Posting to Autocat
Connected with this leak is a more general discussion of “metadata” and some of the frightening implications it has. While the government says that it does not get the “content” of the information, they do get the “metadata”. (http://usnews.nbcnews.com/_news/2013/06/07/18824941-obama-nobody-is-listening-to-your-telephone-calls?lite) We can see this metadata easily in emails, where there is the “body” of the message (which apparently is untouched by the government) while the “To” “From” “CC” “Subject” “Date” and *all kinds of other information* is available.
In this regard, there was an interview on DemocracyNow with Jacob Appelbaum (one of the creators of the Tor project)
(the transcript is at) http://www.democracynow.org/2013/2/5/court_govt_can_secretly_obtain_email and he makes a very subtle point that perhaps has more meaning with the events surrounding the NSA leak. He said: “And so, I think it’s important to stress: Metadata in aggregate is content.”
He goes on to explain: “What that means is that if you look at one event, that I talk to you via email, in theory, that we talked is a piece of metadata. The content—that is, what I wrote in the email—that is, in theory, protected, and you need a search warrant for it. But if they know that I talk to you every single morning, that tells a story, maybe even, you know, a really important story. And maybe if they see that I talk to Dan or they see that I talk to other people, that also tells a story that is equal to content when it’s viewed in an aggregate”
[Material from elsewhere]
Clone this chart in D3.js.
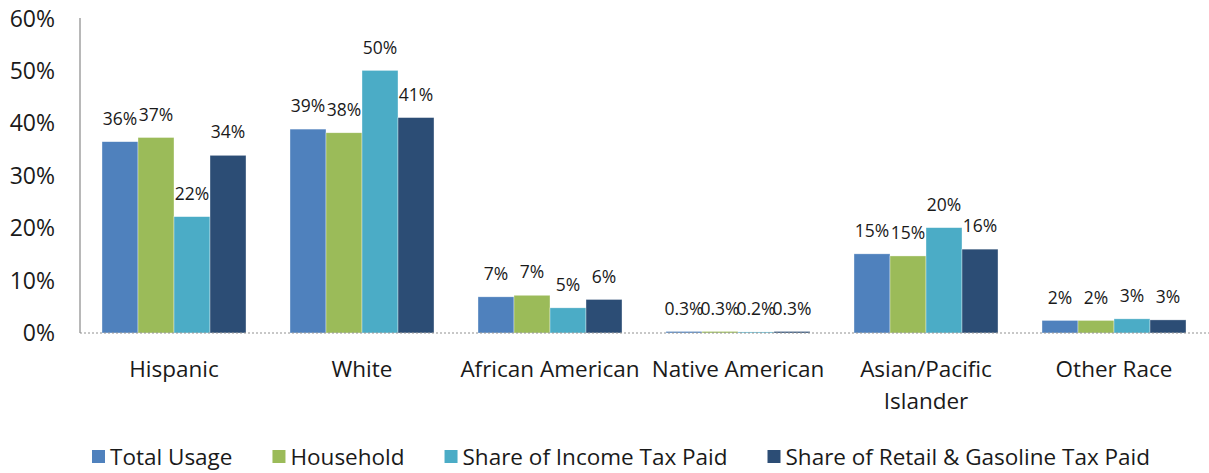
<!DOCTYPE html>
<html>
<head>
<meta charset="utf-8">
<script src="https://cdn.jsdelivr.net/npm/d3@7"></script>
<style>
  body { margin: 0; background: #fff; }
  text { font-family: "Open Sans", "Noto Sans", sans-serif; fill: #1a1a1a; }
</style>
</head>
<body>
<script>
(function(){

//chart data
var categories = ["Hispanic", "White", "African American", "Native American", "Asian/Pacific Islander", "Other Race"];
var seriesNames = ["Total Usage", "Household", "Share of Income Tax Paid", "Share of Retail & Gasoline Tax Paid"];
var totalUsage = [36.5, 38.9, 6.9, 0.3, 15.1, 2.4];
var household = [37.3, 38.2, 7.2, 0.3, 14.7, 2.4];
var incomeTax = [22.2, 50.1, 4.8, 0.2, 20.1, 2.7];
var retailTax = [33.9, 41.1, 6.4, 0.3, 16.0, 2.5];
var valueLabels = [
  ["36%", "39%", "7%", "0.3%", "15%", "2%"],
  ["37%", "38%", "7%", "0.3%", "15%", "2%"],
  ["22%", "50%", "5%", "0.2%", "20%", "3%"],
  ["34%", "41%", "6%", "0.3%", "16%", "3%"]
];
var yTicks = [0, 10, 20, 30, 40, 50, 60];
var colors = ["#4F81BD", "#9BBB59", "#4BACC6", "#2C4D75"];

var allSeries = [totalUsage, household, incomeTax, retailTax];

var width = 1209, height = 473;

var svg = d3.select("body").append("svg")
  .attr("width", width)
  .attr("height", height);

//scales
var x0 = d3.scaleBand()
  .domain(categories)
  .range([80, 1208])
  .paddingInner(0.234)
  .paddingOuter(0.117);

var x1 = d3.scaleBand()
  .domain(d3.range(seriesNames.length))
  .range([0, x0.bandwidth()]);

var y = d3.scaleLinear()
  .domain([0, 60])
  .range([333, 18.5]);

//y tick labels
svg.selectAll(".ytick")
  .data(yTicks)
  .enter()
  .append("text")
  .attr("class", "ytick")
  .attr("x", 55)
  .attr("y", function(d){ return y(d); })
  .attr("dy", "0.35em")
  .attr("text-anchor", "end")
  .style("font-size", "23px")
  .text(function(d){ return d + "%"; });

//bars
var groups = svg.selectAll(".group")
  .data(categories)
  .enter()
  .append("g")
  .attr("class", "group")
  .attr("transform", function(d){ return "translate(" + x0(d) + ",0)"; });

groups.selectAll("rect")
  .data(function(d, i){
    return allSeries.map(function(s, j){ return {s: j, v: s[i], label: valueLabels[j][i]}; });
  })
  .enter()
  .append("rect")
  .attr("x", function(d){ return x1(d.s); })
  .attr("y", function(d){ return y(d.v); })
  .attr("width", x1.bandwidth())
  .attr("height", function(d){ return y(0) - y(d.v); })
  .style("fill", function(d){ return colors[d.s]; })
  .style("stroke", "rgba(255,255,255,0.6)")
  .style("stroke-width", 0.6);

groups.selectAll(".vlabel")
  .data(function(d, i){
    return allSeries.map(function(s, j){ return {s: j, v: s[i], label: valueLabels[j][i]}; });
  })
  .enter()
  .append("text")
  .attr("class", "vlabel")
  .attr("x", function(d){ return x1(d.s) + x1.bandwidth() / 2; })
  .attr("y", function(d){ return y(d.v) - 23; })
  .attr("dy", "0.35em")
  .attr("text-anchor", "middle")
  .style("font-size", "17.5px")
  .text(function(d){ return d.label; });

//axes lines
svg.append("line")
  .attr("x1", 80).attr("x2", 80)
  .attr("y1", 18).attr("y2", y(0))
  .style("stroke", "#a0a0a0")
  .style("stroke-width", 1.5);

svg.append("line")
  .attr("x1", 80).attr("x2", 1209)
  .attr("y1", y(0)).attr("y2", y(0))
  .style("stroke", "#909090")
  .style("stroke-width", 1)
  .style("stroke-dasharray", "2,2");

//category labels
var catLabels = svg.selectAll(".cat")
  .data(categories)
  .enter()
  .append("text")
  .attr("class", "cat")
  .attr("text-anchor", "middle")
  .style("font-size", "22.5px")
  .attr("transform", function(d){ return "translate(" + (x0(d) + x0.bandwidth() / 2) + ",377)"; });

catLabels.each(function(d){
  var t = d3.select(this);
  var parts = d === "Asian/Pacific Islander" ? ["Asian/Pacific", "Islander"] : [d];
  parts.forEach(function(p, k){
    t.append("tspan").attr("x", 0).attr("y", k * 32).text(p);
  });
});

//legend
var legend = svg.append("g").attr("class", "legend");
var lx = 92;
seriesNames.forEach(function(name, i){
  legend.append("rect")
    .attr("x", lx)
    .attr("y", 450)
    .attr("width", 13)
    .attr("height", 13)
    .style("fill", colors[i]);
  var t = legend.append("text")
    .attr("x", lx + 18)
    .attr("y", 457)
    .attr("dy", "0.35em")
    .style("font-size", "22.5px")
    .text(name);
  lx = lx + 18 + t.node().getComputedTextLength() + 40;
});

})();
</script>
</body>
</html>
Political aspects aside, this is what “data mining” and much of “linked data” is all about. Someone may go to a grocery store and a book store. No big deal. But if you often go to the grocery store at the same times as when some “person of interest” to the authorities goes to the grocery store and then go to the book store at the same times as another “person of interest” goes to that book store, then it tells a story. What kind of story does it tell? It could be just a coincidence because those happen to be the hours you are off work, or that you are romantically interested in someone at one of the stores and those are their times of work, or there could be thousands of other reasons. In any case, I think Appelbaum is entirely correct: Metadata in aggregate is content. (Or at least, it can be)
This is what I have learned about metadata. People are intensely interested in it–but these are the types of metadata that is of interest. Not bibliographic metadata. Still, I think librarians, and especially catalogers, could make some important contributions to the larger realm of metadata.